Signe tout de même que l’heure est à la prudence, Benjamin Ferré nous racontait à l’aube avoir affalé son spi « à la Mich’ Desj’ », la barre entre les jambes, en rentrant ces centaines de mètres carré de voile depuis le cockpit directement « dans le placard »… « Vous direz à Mich Desj que j’ai réussi à faire une Mich Desj en pleine nuit, hein », lançait, ragaillardi par sa manœuvre réussie, le vibrion, décidément « bien heureux d’être en mer ». Réalise-t-il pleinement qu’il est en train de faire le tour du monde avec son bateau Théophile ?

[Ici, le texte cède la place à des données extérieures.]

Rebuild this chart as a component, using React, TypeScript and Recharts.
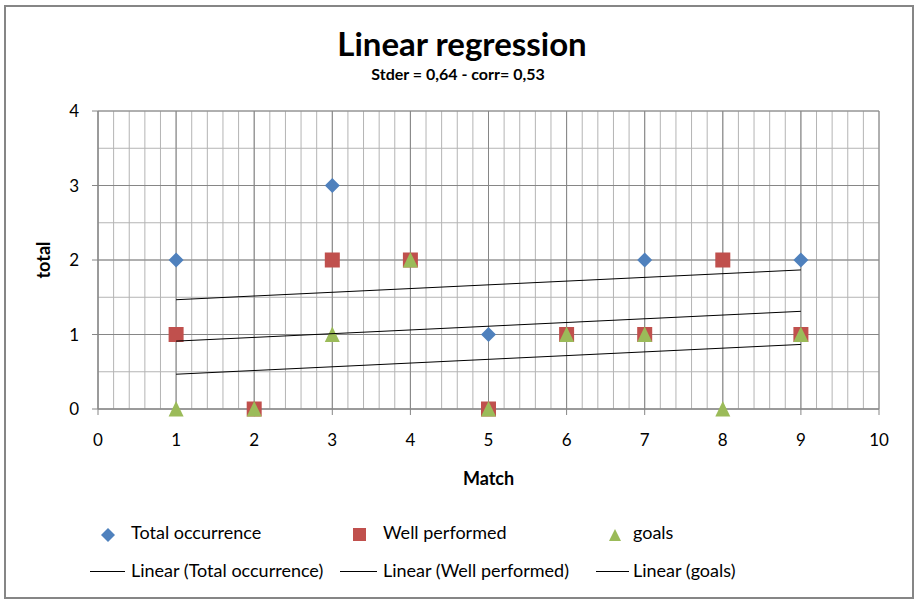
import React from 'react';
import { ScatterChart, Scatter, XAxis, YAxis, CartesianGrid } from 'recharts';

const matches = [1, 2, 3, 4, 5, 6, 7, 8, 9];
const totalOccurrence = [2, 0, 3, 2, 1, 1, 2, 2, 2];
const wellPerformed = [1, 0, 2, 2, 0, 1, 1, 2, 1];
const goals = [0, 0, 1, 2, 0, 1, 1, 0, 1];

const seriesNames = ['Total occurrence', 'Well performed', 'goals'];
const seriesColors = ['#4F81BD', '#C0504D', '#9BBB59'];
const xTicks = [0, 1, 2, 3, 4, 5, 6, 7, 8, 9, 10];
const yTicks = [0, 1, 2, 3, 4];

const FONT = 'Lato, "Open Sans", sans-serif';
const W = 915;
const H = 602;

// minor grid: every 0.2 on x, every 0.5 on y
const xMinor = Array.from({ length: 51 }, (_, i) => Math.round(i * 2) / 10);
const yMinor = Array.from({ length: 9 }, (_, i) => i * 0.5);

const toPoints = (ys: number[]) => matches.map((x, i) => ({ x, y: ys[i] }));

// least-squares trend line, drawn between first and last match
const trend = (ys: number[]) => {
  const n = matches.length;
  const mx = matches.reduce((a, b) => a + b, 0) / n;
  const my = ys.reduce((a, b) => a + b, 0) / n;
  let sxy = 0;
  let sxx = 0;
  matches.forEach((x, i) => {
    sxy += (x - mx) * (ys[i] - my);
    sxx += (x - mx) * (x - mx);
  });
  const slope = sxy / sxx;
  const x0 = matches[0];
  const x1 = matches[n - 1];
  return [
    { x: x0, y: my + slope * (x0 - mx) },
    { x: x1, y: my + slope * (x1 - mx) },
  ];
};

const Diamond = (p: any) => {
  const { cx, cy } = p;
  const r = 7.5;
  return <polygon points={`${cx},${cy - r} ${cx + r},${cy} ${cx},${cy + r} ${cx - r},${cy}`} fill={seriesColors[0]} />;
};
const Square = (p: any) => {
  const { cx, cy } = p;
  return <rect x={cx - 7.5} y={cy - 7.5} width={15} height={15} fill={seriesColors[1]} />;
};
const Triangle = (p: any) => {
  const { cx, cy } = p;
  return <polygon points={`${cx},${cy - 8} ${cx + 7.5},${cy + 7.5} ${cx - 7.5},${cy + 7.5}`} fill={seriesColors[2]} />;
};
const NoShape = () => <g />;

const legendMarker = (i: number) => {
  if (i === 0) return <svg width={14} height={14}><polygon points="7,0 14,7 7,14 0,7" fill={seriesColors[0]} /></svg>;
  if (i === 1) return <svg width={14} height={14}><rect x={0} y={0} width={13} height={13} fill={seriesColors[1]} /></svg>;
  return <svg width={14} height={14}><polygon points="7,1 13,13 1,13" fill={seriesColors[2]} /></svg>;
};

const markerX = [108, 360, 615];
const lineX = [[90, 125], [340, 377], [596, 629]];
const textX = [131, 383, 633];

export default function App() {
  const tickStyle = { fontFamily: FONT, fontSize: 17, fill: '#000' };
  return (
    <div style={{ position: 'absolute', left: 0, top: 0, width: W, height: H, background: '#fff', fontFamily: FONT }}>
      <div style={{ position: 'absolute', left: 4, top: 5, width: 910, height: 594, border: '2px solid #868686', boxSizing: 'border-box' }} />
      <div style={{ position: 'absolute', left: 0, top: 22, width: 924, textAlign: 'center', fontSize: 33, fontWeight: 700, lineHeight: '42px' }}>
        Linear regression
      </div>
      <div style={{ position: 'absolute', left: 0, top: 63, width: 916, textAlign: 'center', fontSize: 16, fontWeight: 700, lineHeight: '22px' }}>
        Stder = 0,64 - corr= 0,53
      </div>
      <div style={{ position: 'absolute', left: 0, top: 0 }}>
        <ScatterChart width={W} height={H} margin={{ top: 111, right: 36, bottom: 113, left: 38 }}>
          <CartesianGrid stroke="#b4b4b4" strokeWidth={1} verticalValues={xMinor} horizontalValues={yMinor} />
          <CartesianGrid stroke="#868686" strokeWidth={1} verticalValues={xTicks} horizontalValues={yTicks} />
          <XAxis
            type="number"
            dataKey="x"
            domain={[0, 10]}
            ticks={xTicks}
            interval={0}
            height={80}
            tick={tickStyle}
            tickMargin={19}
            tickSize={6}
            stroke="#868686"
            label={{ value: 'Match', position: 'insideBottom', offset: 4, style: { fontFamily: FONT, fontSize: 18, fontWeight: 700, fill: '#000' } }}
          />
          <YAxis
            type="number"
            dataKey="y"
            domain={[0, 4]}
            ticks={yTicks}
            interval={0}
            width={60}
            tick={tickStyle}
            tickMargin={13}
            tickSize={6}
            stroke="#868686"
            label={{ value: 'total', angle: -90, position: 'insideLeft', offset: 6, style: { textAnchor: 'middle', fontFamily: FONT, fontSize: 18, fontWeight: 700, fill: '#000' } }}
          />
          <Scatter name={seriesNames[0]} data={toPoints(totalOccurrence)} shape={Diamond} isAnimationActive={false} />
          <Scatter name={seriesNames[1]} data={toPoints(wellPerformed)} shape={Square} isAnimationActive={false} />
          <Scatter name={seriesNames[2]} data={toPoints(goals)} shape={Triangle} isAnimationActive={false} />
          <Scatter data={trend(totalOccurrence)} line={{ stroke: '#000', strokeWidth: 1 }} shape={NoShape} legendType="none" isAnimationActive={false} />
          <Scatter data={trend(wellPerformed)} line={{ stroke: '#000', strokeWidth: 1 }} shape={NoShape} legendType="none" isAnimationActive={false} />
          <Scatter data={trend(goals)} line={{ stroke: '#000', strokeWidth: 1 }} shape={NoShape} legendType="none" isAnimationActive={false} />
        </ScatterChart>
      </div>
      {seriesNames.map((name, i) => (
        <React.Fragment key={name}>
          <div style={{ position: 'absolute', left: markerX[i] - 7, top: 526, width: 14, height: 14 }}>{legendMarker(i)}</div>
          <div style={{ position: 'absolute', left: textX[i], top: 520, fontSize: 18, lineHeight: '24px', whiteSpace: 'nowrap' }}>{name}</div>
          <div style={{ position: 'absolute', left: lineX[i][0], top: 571, width: lineX[i][1] - lineX[i][0], height: 1, background: '#000' }} />
          <div style={{ position: 'absolute', left: textX[i], top: 558, fontSize: 18, lineHeight: '24px', whiteSpace: 'nowrap' }}>{`Linear (${name})`}</div>
        </React.Fragment>
      ))}
    </div>
  );
}
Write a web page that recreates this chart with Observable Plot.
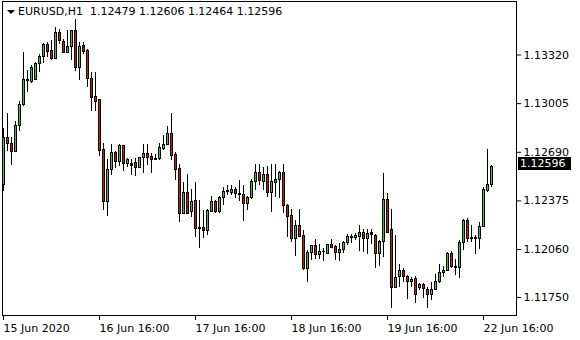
<!DOCTYPE html>
<html><head><meta charset="utf-8">
<script src="https://cdn.jsdelivr.net/npm/d3@7"></script>
<script src="https://cdn.jsdelivr.net/npm/@observablehq/plot@0.6"></script>
<style>
html,body{margin:0;padding:0;background:#fff;}
#wrap{position:relative;width:580px;height:340px;font-family:"DejaVu Sans";font-size:11px;color:#000;}
#tri{position:absolute;left:7px;top:10px;width:0;height:0;border-left:4px solid transparent;border-right:4px solid transparent;border-top:4px solid #000;}
#title{position:absolute;left:18px;top:5px;line-height:13px;white-space:pre;}
#last{position:absolute;left:518px;width:53px;height:13px;line-height:13px;background:#000;color:#fff;padding-left:2px;box-sizing:border-box;}
</style></head>
<body>
<div id="wrap"><div id="tri"></div><div id="title"></div><div id="last"></div></div>
<script>
const symbol = "EURUSD,H1";
const opens = [1.12477,1.12781,1.12742,1.12694,1.12859,1.12995,1.13150,1.13147,1.13156,1.13260,
1.13307,1.13383,1.13346,1.13292,1.13464,1.13406,1.13335,1.13372,1.13475,1.13238,
1.13378,1.13346,1.13163,1.13048,1.13029,1.12703,1.12371,1.12574,1.12684,1.12630,
1.12729,1.12617,1.12615,1.12619,1.12591,1.12652,1.12678,1.12658,1.12645,1.12649,
1.12714,1.12736,1.12807,1.12673,1.12580,1.12293,1.12423,1.12306,1.12375,1.12201,
1.12201,1.12177,1.12306,1.12369,1.12300,1.12393,1.12432,1.12429,1.12447,1.12419,
1.12414,1.12354,1.12393,1.12498,1.12555,1.12500,1.12544,1.12429,1.12494,1.12509,
1.12557,1.12343,1.12278,1.12128,1.12214,1.12147,1.11934,1.12037,1.12084,1.12024,
1.12045,1.12031,1.12089,1.12078,1.12037,1.12056,1.12102,1.12134,1.12134,1.12144,
1.12170,1.12128,1.12164,1.12149,1.12034,1.12106,1.12380,1.12188,1.11814,1.11879,
1.11923,1.11884,1.11847,1.11869,1.11808,1.11830,1.11800,1.11765,1.11798,1.11847,
1.11908,1.11923,1.12031,1.11948,1.11940,1.12102,1.12246,1.12136,1.12128,1.12128,
1.12207,1.12440,1.12479];
const highs = [1.12846,1.12943,1.12785,1.12888,1.13022,1.13339,1.13217,1.13249,1.13270,1.13325,
1.13393,1.13404,1.13411,1.13497,1.13486,1.13422,1.13480,1.13480,1.13553,1.13400,
1.13400,1.13357,1.13204,1.13205,1.13032,1.12746,1.12645,1.12742,1.12694,1.12742,
1.12732,1.12647,1.12645,1.12652,1.12656,1.12738,1.12738,1.12684,1.12678,1.12746,
1.12796,1.12856,1.12943,1.12686,1.12613,1.12494,1.12548,1.12447,1.12494,1.12380,
1.12311,1.12322,1.12401,1.12380,1.12401,1.12461,1.12472,1.12472,1.12461,1.12505,
1.12472,1.12401,1.12516,1.12613,1.12613,1.12591,1.12595,1.12613,1.12613,1.12565,
1.12613,1.12350,1.12317,1.12251,1.12322,1.12181,1.12052,1.12084,1.12128,1.12095,
1.12067,1.12095,1.12128,1.12084,1.12102,1.12110,1.12160,1.12160,1.12164,1.12218,
1.12192,1.12192,1.12192,1.12155,1.12117,1.12552,1.12425,1.12322,1.12149,1.11961,
1.11940,1.11890,1.11879,1.11884,1.11840,1.11840,1.11814,1.11847,1.11897,1.11966,
1.11948,1.12041,1.12047,1.11998,1.12121,1.12252,1.12263,1.12214,1.12153,1.12235,
1.12461,1.12705,1.12606];
const lows = [1.12436,1.12694,1.12602,1.12686,1.12824,1.12984,1.13076,1.13134,1.13152,1.13205,
1.13264,1.13307,1.13286,1.13290,1.13389,1.13328,1.13328,1.13286,1.13212,1.13152,
1.13325,1.13108,1.12953,1.12953,1.12662,1.12311,1.12274,1.12537,1.12587,1.12595,
1.12565,1.12591,1.12537,1.12533,1.12582,1.12555,1.12606,1.12555,1.12634,1.12634,
1.12703,1.12731,1.12634,1.12505,1.12235,1.12285,1.12285,1.12267,1.12138,1.12067,
1.12132,1.12149,1.12300,1.12296,1.12293,1.12343,1.12408,1.12408,1.12393,1.12369,
1.12241,1.12315,1.12386,1.12440,1.12477,1.12440,1.12397,1.12300,1.12397,1.12393,
1.12293,1.12138,1.12106,1.12013,1.12138,1.11923,1.11847,1.11987,1.11998,1.11998,
1.11983,1.12026,1.12069,1.11992,1.11983,1.12034,1.12084,1.12102,1.12117,1.12047,
1.12041,1.12031,1.12095,1.11940,1.11948,1.12009,1.12164,1.11675,1.11810,1.11811,
1.11847,1.11735,1.11814,1.11711,1.11793,1.11743,1.11681,1.11733,1.11793,1.11840,
1.11879,1.11918,1.11937,1.11895,1.11875,1.12056,1.12106,1.12106,1.12031,1.12063,
1.12203,1.12429,1.12464];
const closes = [1.12781,1.12742,1.12694,1.12859,1.12995,1.13156,1.13156,1.13234,1.13260,1.13307,
1.13383,1.13341,1.13292,1.13464,1.13411,1.13335,1.13372,1.13475,1.13238,1.13372,
1.13341,1.13163,1.13044,1.13018,1.12699,1.12371,1.12574,1.12684,1.12630,1.12729,
1.12613,1.12639,1.12604,1.12591,1.12652,1.12678,1.12656,1.12643,1.12642,1.12716,
1.12736,1.12807,1.12665,1.12574,1.12293,1.12423,1.12293,1.12369,1.12196,1.12192,
1.12177,1.12311,1.12369,1.12306,1.12393,1.12434,1.12436,1.12447,1.12419,1.12414,
1.12354,1.12393,1.12498,1.12555,1.12505,1.12544,1.12429,1.12498,1.12509,1.12557,
1.12343,1.12272,1.12128,1.12214,1.12143,1.11934,1.12037,1.12080,1.12024,1.12045,
1.12041,1.12089,1.12073,1.12037,1.12058,1.12102,1.12138,1.12143,1.12149,1.12170,
1.12128,1.12160,1.12153,1.12034,1.12106,1.12380,1.12170,1.11814,1.11875,1.11923,
1.11879,1.11847,1.11864,1.11765,1.11830,1.11804,1.11765,1.11798,1.11851,1.11905,
1.11923,1.12031,1.11950,1.11940,1.12102,1.12246,1.12131,1.12128,1.12136,1.12207,
1.12445,1.12480,1.12596];
const yTicks = [1.13320, 1.13005, 1.12690, 1.12375, 1.12060, 1.11750];
const xTickIdx = [0, 24, 48, 72, 96, 120];
const xTickLabels = ["15 Jun 2020", "16 Jun 16:00", "17 Jun 16:00", "18 Jun 16:00", "19 Jun 16:00", "22 Jun 16:00"];

const bars = opens.map((o, i) => ({i, o, h: highs[i], l: lows[i], c: closes[i]}));
const bodies = bars.filter(d => Math.abs(d.o - d.c) > 0.00013);
const UP = "#32c832", DOWN = "#e01010";

const chart = Plot.plot({
  width: 580, height: 340,
  marginLeft: 2, marginRight: 64, marginTop: 1, marginBottom: 25,
  style: {font: "11px 'DejaVu Sans'", background: "white", color: "black"},
  x: {domain: [-0.25, 128.25], axis: null, label: null},
  y: {domain: [1.116328, 1.136665], axis: null, label: null},
  marks: [
    Plot.ruleX(bars, {x: "i", y1: "l", y2: "h", stroke: "black", strokeWidth: 1, shapeRendering: "crispEdges"}),
    Plot.ruleX(bars, {x: "i", y1: d => Math.max(d.o, d.c), y2: d => Math.min(d.o, d.c), stroke: "black", strokeWidth: 3, insetTop: -0.5, insetBottom: -0.5, shapeRendering: "crispEdges"}),
    Plot.ruleX(bodies, {x: "i", y1: d => Math.max(d.o, d.c), y2: d => Math.min(d.o, d.c), stroke: d => d.c > d.o ? UP : DOWN, strokeWidth: 1, insetTop: 0.5, insetBottom: 0.5, shapeRendering: "crispEdges"}),
    Plot.frame({stroke: "black"}),
    Plot.axisY({anchor: "right", label: null, ticks: yTicks, tickFormat: d => d.toFixed(5), tickSize: 4, tickPadding: 3, stroke: "black", fill: "black"}),
    Plot.axisX({anchor: "bottom", label: null, ticks: xTickIdx, tickFormat: d => xTickLabels[xTickIdx.indexOf(d)], tickSize: 5, tickPadding: 4, textAnchor: "start", stroke: "black", fill: "black"})
  ]
});
const wrap = document.getElementById("wrap");
wrap.insertBefore(chart, wrap.firstChild);
chart.style.position = "absolute"; chart.style.left = "0px"; chart.style.top = "0px";

const last = closes[closes.length - 1];
document.getElementById("title").textContent =
  symbol + "  " + [opens, highs, lows, closes].map(a => a[a.length - 1].toFixed(5)).join(" ");
const lastEl = document.getElementById("last");
lastEl.textContent = last.toFixed(5);
lastEl.style.top = (chart.scale("y").apply(last) - 9) + "px";
</script>
</body></html>
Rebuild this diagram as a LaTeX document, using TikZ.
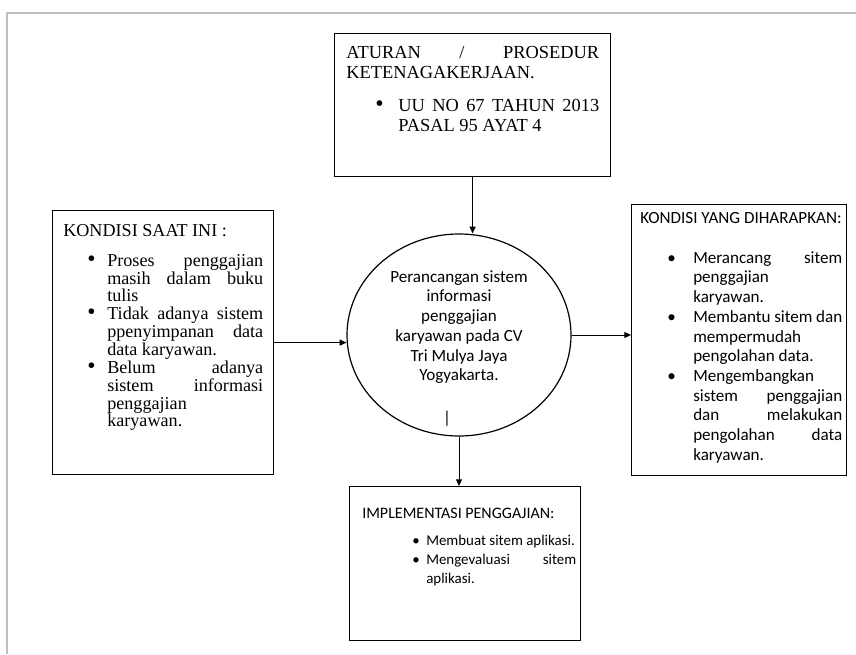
\documentclass[tikz,border=0pt]{standalone}
\usepackage{fontspec}
\setmainfont{Liberation Serif}
\newfontfamily\calibri{Carlito}
\usetikzlibrary{shapes.geometric,arrows.meta}
\definecolor{framegray}{RGB}{191,191,191}
\hyphenpenalty=10000 \exhyphenpenalty=10000
\tolerance=10000
% bullet item: bullet offset, text indent, text
\newcommand{\bul}{\textbullet}
\newcommand{\bitem}[3]{\par\hangindent=#2\hangafter=1\noindent\hspace*{#1}\makebox[\dimexpr#2-#1\relax][l]{\bul}\ignorespaces#3\par}
\tikzset{
  box/.style={draw, line width=0.9pt, anchor=north west, inner sep=0pt},
  boxtext/.style={anchor=north west, inner sep=0pt, align=justify},
  bigbullet/.style={execute at begin node=\renewcommand{\bul}{\scalebox{1.3}{\textbullet}}},
  times/.style={font=\fontsize{13.6}{13.4}\selectfont, bigbullet},
  calib/.style={font=\calibri\fontsize{12.8}{14.8}\selectfont},
  arr/.style={-{Triangle[length=5pt,width=4.5pt]}, line width=0.7pt},
}
\begin{document}
\begin{tikzpicture}[x=0.75pt,y=-0.75pt]
\useasboundingbox (0,0) rectangle (856,654);
\draw[framegray, line width=1.1pt] (7,654) -- (7,13) -- (856,13);

% boxes
\node[box, minimum width=207pt, minimum height=107.25pt] (aturan) at (334,33) {};
\node[box, minimum width=165.75pt, minimum height=198pt] (kondisi) at (52,210) {};
\node[box, minimum width=161.25pt, minimum height=203.25pt] (harapan) at (631,204) {};
\node[box, minimum width=173.25pt, minimum height=115.5pt] (implementasi) at (349,486) {};
\node[draw, ellipse, line width=0.9pt, minimum width=168pt, minimum height=151.5pt, inner sep=0pt] (rancang) at (459,335) {};

% texts
\node[boxtext, bigbullet, font=\fontsize{13.8}{15}\selectfont, text width=189.75pt] (aturantext) at ([shift={(12,13)}]aturan.north west)
  {ATURAN / PROSEDUR\linebreak KETENAGAKERJAAN.\par\vspace{9.75pt}%
   \bitem{21.75pt}{39pt}{UU NO 67 TAHUN 2013\linebreak PASAL 95 AYAT 4}};
\node[boxtext, times, text width=150pt] (kondisitext) at ([shift={(11,14)}]kondisi.north west)
  {KONDISI SAAT INI :\par\vspace{9pt}%
   \bitem{18pt}{33pt}{Proses penggajian\linebreak masih dalam buku\linebreak tulis}%
   \bitem{18pt}{33pt}{Tidak adanya sistem\linebreak ppenyimpanan data\linebreak data karyawan.}%
   \bitem{18pt}{33pt}{Belum adanya\linebreak sistem informasi\linebreak penggajian\newline karyawan.}};
\node[boxtext, calib, text width=151.5pt] (harapantext) at ([shift={(9,8)}]harapan.north west)
  {KONDISI YANG DIHARAPKAN:\par\vspace{15pt}%
   \bitem{20.25pt}{39.75pt}{Merancang sitem\linebreak penggajian\newline karyawan.}%
   \bitem{20.25pt}{39.75pt}{Membantu sitem dan\linebreak mempermudah\newline pengolahan data.}%
   \bitem{20.25pt}{39.75pt}{Mengembangkan\newline sistem penggajian\linebreak dan melakukan\linebreak pengolahan data\linebreak karyawan.}};
\node[boxtext, font=\calibri\fontsize{12}{14.6}\selectfont, text width=160.5pt] (implementasitext) at ([shift={(13,22)}]implementasi.north west)
  {IMPLEMENTASI PENGGAJIAN:\par\vspace{6pt}%
   \fontsize{11.2}{14.2}\selectfont
   \bitem{37.5pt}{48pt}{Membuat sitem aplikasi.}%
   \bitem{37.5pt}{48pt}{Mengevaluasi sitem\linebreak aplikasi.}};
\node[calib, align=center] (rancangtext) at (459,327)
  {Perancangan sistem\\informasi\\penggajian\\karyawan pada CV\\Tri Mulya Jaya\\Yogyakarta.};
\node[calib, inner sep=0pt] (kursor) at (447,419) {|};

% connectors
\draw[arr] (aturan.south) -- (aturan.south |- rancang.north);
\draw[arr] (kondisi.east) -- (kondisi.east -| rancang.west);
\draw[arr] (rancang.east) -- (rancang.east -| harapan.west);
\draw[arr] (rancang.south) -- (rancang.south |- implementasi.north);
\end{tikzpicture}
\end{document}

Quand je regarde où se trouve le bateau sur la carte du monde, je vois Afrique, Amérique, Namibie, toutes les îles au Sud, j’ai vu qu’il y avait une île qui s’appelait Mac Donalds, je me suis dit que je savais où allait Violette Dorange maintenant ! En fait c’est surtout ça qui me marque quand je fais la météo, c’est vachement évocateur de voyage et d’aventures et ça me plaît trop ! Et jusqu’ici, les conditions ont été royales… Là je me méfie vraiment des prochaines heures, pour pas me faire surprendre par la météo et les émotions, pour pas me demander ce que je fous là, je relis vachement mon petit carnet où j’ai écrit ce que je venais chercher pour pas perdre le cap.

Benjamin Ferré
MONNOYEUR – DUO FOR A JOB

Et dans son voyage en solitaire, lui qui vient de dépasser son record de temps seul en mer, le skipper de Monnoyeur-Duo For a Job peut compter sur les attentions de ses proches :

Tous les dimanches, j’ai une lettre de quelqu’un de mon entourage ou de quelqu’un que j’admire, sur un thème. Il y a eu la quête, la folie, hier c’était l’ancrage. Il y avait une lettre de mon parrain, et j’ai appris qu’il était décédé il y a deux jours… C’était un grand homme de mer, il a été pendant trente ans le commandant de la Calypso avec Cousteau, c’était hyper émouvant. De vivre tout ça tout seul, c’est toujours assez intense ! J’ai des moments de bonheur incroyable, je mets la musique à fond, je vois le sillage défiler, et je suis limite à pleurer de joie, j’aime bien cet état.

Benjamin Ferré
MONNOYEUR – DUO FOR A JOB

Difficile là aussi de ne pas laisser la conclusion de cette tranche de vie matinale à l’éternel Pierre Bachelet. Car nos marins du Vendée Globe aussi, « Ils aimaient leur métier comme on aime un pays / C’est avec eux que j’ai compris ».